TUEC owns the only transmission lines available to handle Denison power for the two preference entities, Tex-La Electric Cooperative of Texas, Inc. and Rayburn Country Electric Cooperative (collectively Tex-La). Further, the output of Denison is not suitable for use by Tex-La without scheduling and firming services. The most efficacious, including cost-effective, way to transmit the Denison energy to Tex-La is by integrating it into TUEC's power grid, and assigning Tex-La an appropriate power credit. The agreement between TUEC and Tex-La provides for these operations. TUEC receives the Denison output into its system for the account of Tex-La. In exchange for 35 MW of Denison South peaking capacity, energy in a form not usable by Tex-La, TUEC provides 15 MW of firm load factor power.

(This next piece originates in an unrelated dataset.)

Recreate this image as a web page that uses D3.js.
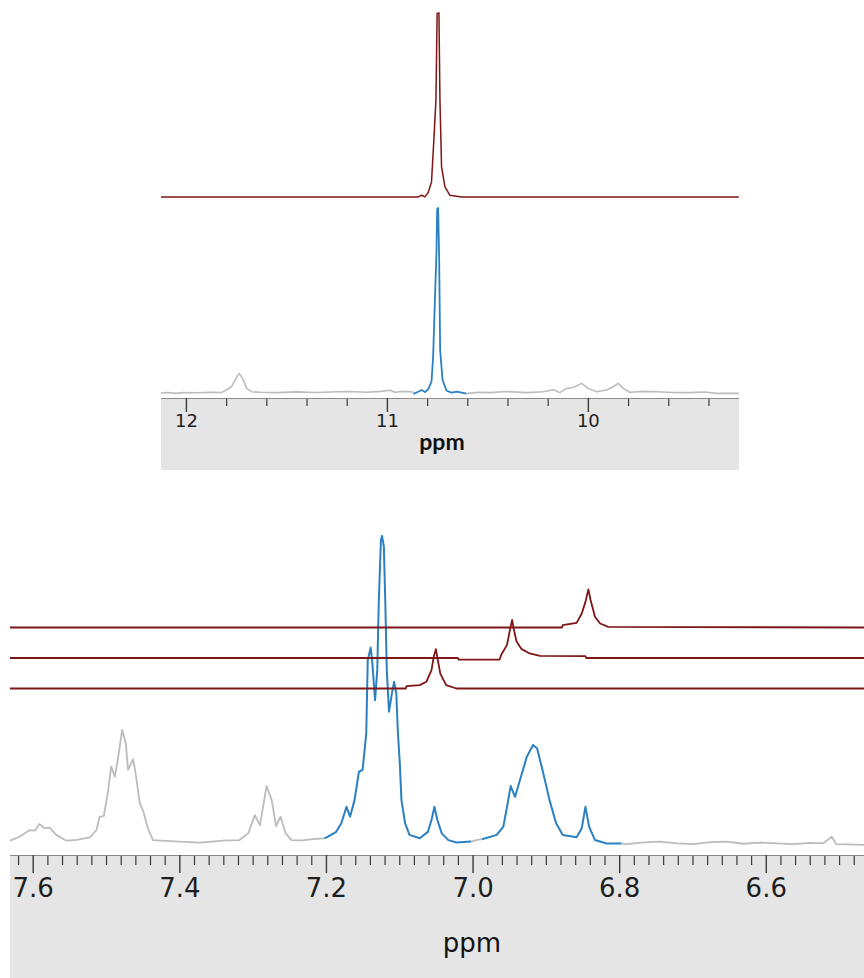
<!DOCTYPE html>
<html><head><meta charset="utf-8">
<script src="https://cdn.jsdelivr.net/npm/d3@7"></script>
<style>body{margin:0;background:#fff}</style>
</head><body>
<svg id="chart" width="864" height="978"></svg>
<script>
// ---------- Upper panel: 12.1 – 9.25 ppm ----------
const upperDomain = [12.124, 9.248];
const upperMajorTicks = [12, 11, 10];
const upperTickLabels = ["12", "11", "10"];
const upperMinorTicks = [11.8, 11.6, 11.4, 11.2, 10.8, 10.6, 10.4, 10.2, 9.8, 9.6, 9.4];

// reference 1D spectrum, outside the selected window (grey)
const upperGreyLeft = [
  [12.124, 0], [12.09, 0.3], [12.05, -0.2], [12.013, 0.2], [11.95, 0.1], [11.88, 0.4],
  [11.822, 0.3], [11.806, 1.2], [11.773, 3.4], [11.751, 7.9], [11.735, 10.6],
  [11.718, 7.9], [11.698, 2.5], [11.673, 0.7], [11.632, 0.4], [11.55, 0.2],
  [11.45, 0.6], [11.35, 0.3], [11.25, 0.7], [11.184, 0.8], [11.10, 0.4],
  [11.03, 0.9], [10.985, 1.5], [10.96, 0.4], [10.919, 0.9], [10.869, 0.5]
];
// selected window around the NH signal (blue)
const upperBlue = [
  [10.869, -0.5], [10.844, 0.7], [10.827, 1.6], [10.811, 0.5], [10.795, 2.0],
  [10.778, 6.1], [10.770, 19.6], [10.761, 50.3], [10.753, 77.3], [10.750, 99.3],
  [10.745, 100], [10.740, 73.7], [10.735, 23.2], [10.723, 7.0], [10.703, 1.2],
  [10.678, 0.2], [10.653, 0.7], [10.628, 0.2], [10.604, -0.3]
];
const upperGreyRight = [
  [10.604, -0.3], [10.596, -0.2], [10.54, 0.4], [10.488, 0.2], [10.404, 0.8],
  [10.305, 0.2], [10.222, 0.7], [10.173, 1.8], [10.139, 0.2], [10.106, 2.5],
  [10.073, 3.0], [10.031, 5.2], [9.998, 2.5], [9.957, 0.7], [9.907, 1.6],
  [9.874, 3.4], [9.849, 5.2], [9.824, 2.5], [9.791, 0.4], [9.72, 0.9],
  [9.658, 0.7], [9.58, 0.3], [9.493, 0.2], [9.42, 0.5], [9.360, -0.2], [9.249, -0.2]
];
// selective-excitation trace (dark red), stacked above
const upperRedOffset = 106;
const upperRed = [
  [12.124, 0], [10.844, 0], [10.827, 0.9], [10.811, 0], [10.795, 2.2], [10.778, 8.1],
  [10.766, 31.5], [10.756, 52.3], [10.750, 99.1], [10.741, 99.5], [10.736, 52.3],
  [10.728, 16.2], [10.711, 5.4], [10.687, 0.9], [10.628, 0], [9.249, 0]
];

// ---------- Lower panel: 7.63 – 6.47 ppm ----------
const lowerDomain = [7.631, 6.466];
const lowerMajorTicks = [7.6, 7.4, 7.2, 7.0, 6.8, 6.6];
const lowerTickLabels = ["7.6", "7.4", "7.2", "7.0", "6.8", "6.6"];

const lowerGreyLeft = [
  [7.631, 0.2], [7.629, 0.3], [7.618, 1.4], [7.604, 3.6], [7.597, 3.4], [7.591, 5.6],
  [7.584, 4.2], [7.577, 4.4], [7.568, 2.0], [7.554, 0.1], [7.54, 0.4], [7.522, 1.2],
  [7.513, 3.6], [7.509, 7.8], [7.503, 8.2], [7.497, 16.7], [7.493, 24.4],
  [7.488, 21.1], [7.484, 26.6], [7.478, 36.4], [7.473, 32.0], [7.470, 23.3],
  [7.467, 24.9], [7.463, 26.8], [7.459, 21.1], [7.454, 12.4], [7.449, 9.6],
  [7.443, 4.2], [7.436, 0.3], [7.40, -0.2], [7.372, -0.5], [7.34, 0.1],
  [7.318, 0.3], [7.306, 2.5], [7.297, 8.5], [7.290, 5.2], [7.281, 18.0],
  [7.274, 13.4], [7.268, 4.9], [7.262, 8.0], [7.255, 2.5], [7.247, 0.3],
  [7.232, 0.2], [7.218, 0.6], [7.202, 0.9]
];
const lowerBlueA = [
  [7.202, 0.9], [7.199, 1.2], [7.186, 3.0], [7.179, 5.8], [7.172, 11.2], [7.167, 8.0],
  [7.161, 13.4], [7.155, 22.7], [7.150, 23.3], [7.145, 35.3], [7.143, 59.3],
  [7.139, 63.4], [7.137, 59.3], [7.133, 46.2], [7.130, 56.1], [7.128, 77.9],
  [7.125, 98.7], [7.1235, 100], [7.121, 96.5], [7.119, 77.9], [7.117, 56.1],
  [7.114, 42.4], [7.110, 48.4], [7.107, 52.2], [7.104, 48.4], [7.102, 36.4],
  [7.099, 24.4], [7.097, 13.4], [7.092, 5.8], [7.086, 2.0], [7.072, 0.9],
  [7.061, 3.0], [7.056, 6.9], [7.052, 11.2], [7.048, 6.9], [7.042, 2.5],
  [7.033, 0.3], [7.022, -0.5], [7.002, -0.2]
];
const lowerGreyMid = [[7.002, -0.2], [6.995, 0.3], [6.987, 0.6]];
const lowerBlueB = [
  [6.987, 0.6], [6.967, 2.0], [6.958, 4.7], [6.953, 11.2], [6.948, 18.0], [6.942, 14.5],
  [6.936, 19.4], [6.926, 27.6], [6.9175, 31.5], [6.912, 30.4], [6.904, 22.7],
  [6.895, 13.4], [6.886, 5.8], [6.877, 2.0], [6.858, 1.2], [6.851, 4.2],
  [6.846, 11.2], [6.841, 4.7], [6.833, 0.3], [6.817, -0.8], [6.797, -0.8]
];
const lowerGreyRight = [
  [6.797, -0.8], [6.790, -1.0], [6.77, -0.5], [6.745, -0.2], [6.72, -0.8],
  [6.699, -1.0], [6.675, -0.4], [6.654, -0.2], [6.63, -0.9], [6.608, -0.5],
  [6.585, -0.8], [6.563, -1.0], [6.54, -0.6], [6.522, -0.8], [6.510, 1.4],
  [6.504, -1.0], [6.49, -1.1], [6.466, -1.3]
];

// three selective 1D traces, stacked at fixed offsets
const lowerRedOffsets = [50, 60, 70];
const lowerRed705 = [
  [7.631, 0], [7.091, 0], [7.090, 0.8], [7.072, 1.1], [7.063, 2.2], [7.056, 6.0],
  [7.053, 10.4], [7.050, 12.9], [7.048, 10.2], [7.044, 4.9], [7.036, 1.1],
  [7.022, 0], [6.466, 0]
];
const lowerRed695 = [
  [7.631, 0], [7.020, 0], [7.019, -0.5], [6.963, -0.5], [6.961, 1.0], [6.953, 4.3],
  [6.949, 9.2], [6.946, 12.5], [6.944, 9.7], [6.940, 5.4], [6.933, 2.9],
  [6.922, 1.5], [6.908, 0.7], [6.846, 0.6], [6.845, 0], [6.466, 0]
];
const lowerRed685 = [
  [7.631, 0], [6.878, 0], [6.877, 0.8], [6.858, 1.5], [6.851, 4.6], [6.846, 8.4],
  [6.842, 12.5], [6.839, 9.0], [6.833, 3.5], [6.826, 1.3], [6.815, 0.2], [6.466, 0]
];
const lowerRedTraces = [lowerRed705, lowerRed695, lowerRed685];

// ---------- drawing ----------
const C = { red: "#7d1616", blue: "#2a80c2", grey: "#bcbcbc", box: "#e5e5e5", axis: "#3a3a3a" };
const svg = d3.select("#chart");

function drawPanel(opt) {
  const x = d3.scaleLinear().domain(opt.domain).range([opt.left, opt.right]);
  const y = d3.scaleLinear().domain([0, 100]).range([opt.base, opt.top]);
  const g = svg.append("g");

  g.append("rect").attr("x", opt.left).attr("y", opt.axisY)
    .attr("width", opt.right - opt.left).attr("height", opt.boxH).attr("fill", C.box);

  const line = off => d3.line().x(d => x(d[0])).y(d => y(d[1] + off));
  opt.series.forEach(s => {
    g.append("path").datum(s.data).attr("fill", "none")
      .attr("stroke", s.color).attr("stroke-width", s.width)
      .attr("stroke-linejoin", "round").attr("d", line(s.offset || 0));
  });

  // minor ticks
  const minor = g.append("g").attr("transform", `translate(0,${opt.axisY})`)
    .call(d3.axisBottom(x).tickValues(opt.minor).tickSize(opt.minorLen).tickFormat(""));
  minor.select(".domain").remove();
  minor.selectAll("line").attr("stroke", C.axis).attr("stroke-width", 1.2);
  // major ticks with labels
  const major = g.append("g").attr("transform", `translate(0,${opt.axisY})`)
    .call(d3.axisBottom(x).tickValues(opt.major).tickSize(opt.majorLen)
      .tickFormat((d, i) => opt.labels[i]).tickPadding(opt.pad));
  major.select(".domain").attr("stroke", "#8a8a8a").attr("stroke-width", 1)
    .attr("d", `M${opt.left},0.5H${opt.right}`);
  major.selectAll("line").attr("stroke", C.axis).attr("stroke-width", 1.4);
  major.selectAll("text").attr("font-family", "DejaVu Sans").attr("font-size", opt.fontSize)
    .attr("fill", "#1e1e1e");

  g.append("text").attr("x", opt.unitX).attr("y", opt.unitY).attr("text-anchor", "middle")
    .attr("font-family", opt.unitFont).attr("font-weight", opt.unitWeight)
    .attr("font-size", opt.unitSize).attr("fill", "#111").text("ppm");
}

drawPanel({
  domain: upperDomain, left: 161, right: 739, base: 393, top: 208,
  axisY: 398, boxH: 72, major: upperMajorTicks, labels: upperTickLabels,
  minor: upperMinorTicks, majorLen: 14, minorLen: 8, pad: 2, fontSize: 18,
  unitX: 442, unitY: 450, unitFont: "Lato", unitWeight: 700, unitSize: 23,
  series: [
    { data: upperGreyLeft, color: C.grey, width: 1.6 },
    { data: upperGreyRight, color: C.grey, width: 1.6 },
    { data: upperBlue, color: C.blue, width: 1.8 },
    { data: upperRed, color: C.red, width: 1.5, offset: upperRedOffset }
  ]
});

drawPanel({
  domain: lowerDomain, left: 10, right: 864, base: 841, top: 536,
  axisY: 855, boxH: 123, major: lowerMajorTicks, labels: lowerTickLabels,
  minor: d3.range(7.62, 6.47, -0.02).map(v => +v.toFixed(2)).filter(v => !lowerMajorTicks.includes(v)),
  majorLen: 18, minorLen: 10, pad: 6, fontSize: 26,
  unitX: 472, unitY: 952, unitFont: "DejaVu Sans", unitWeight: 400, unitSize: 26,
  series: [
    { data: lowerGreyLeft, color: C.grey, width: 1.8 },
    { data: lowerGreyMid, color: C.grey, width: 1.8 },
    { data: lowerGreyRight, color: C.grey, width: 1.8 },
    { data: lowerBlueA, color: C.blue, width: 2 },
    { data: lowerBlueB, color: C.blue, width: 2 },
    ...lowerRedTraces.map((t, i) => ({ data: t, color: C.red, width: 1.8, offset: lowerRedOffsets[i] }))
  ]
});
</script>
</body></html>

The Denison North output is obligated to back up the Whitney allocation to Brazos. Tex-La receives this fluctuating and uncertain power, again as a credit. TUEC credits Tex-La for 95% of the cost savings achieved by using Denison North output in lieu of more expensive fossil fuel peak power generators. This methodology, which also factors in compensation for transmission and scheduling services, is a commonly accepted practice in the power industry. Tex-La and its members, as preference customers, benefit from this arrangement. The argument of Brazos that the arrangement between TUEC and Tex-La violates the preference clause of the Flood Control Act is again rejected. The record does not support this contention. Although TUEC does receive economic benefit from this arrangement, we continue to believe that these benefits are reasonable under the circumstances, and do not amount to a sham sale of preference power.
Brazos further contends that the Southwestern Power Administration (SWPA) violated its 1980 Final Power Allocations by marketing Denison South power to Tex-La. To the contrary, the Final Power Allocations clearly evidenced SWPA's intent to supply Denison South power to Tex-La. 45 Fed.Reg. at 19,041 (1980). The 1984 agreement, in which SWPA transferred to Tex-La the obligation to provide for its own transmission and scheduling, is consistent with the 1980 allocations.
Further, Brazos advances a concern about what might happen in 1990 and beyond, suggesting that past allocations might be locked in place. Brazos would have us address that issue now. This we decline to do. As Brazos recognizes in its petition, proceedings obviously will be required before future allocations are made. We will not anticipate what SWPA might do when it considers that matter, and we express no opinion whatever as to what it may or should do. That is not our function in these proceedings.
The petition for panel rehearing is DENIED, and no member of this panel nor judge in regular active service having requested that the court be polled on rehearing en banc (Rule 35, Federal Rules of Appellate Procedure and Local Rules), the suggestion for rehearing en banc is DENIED.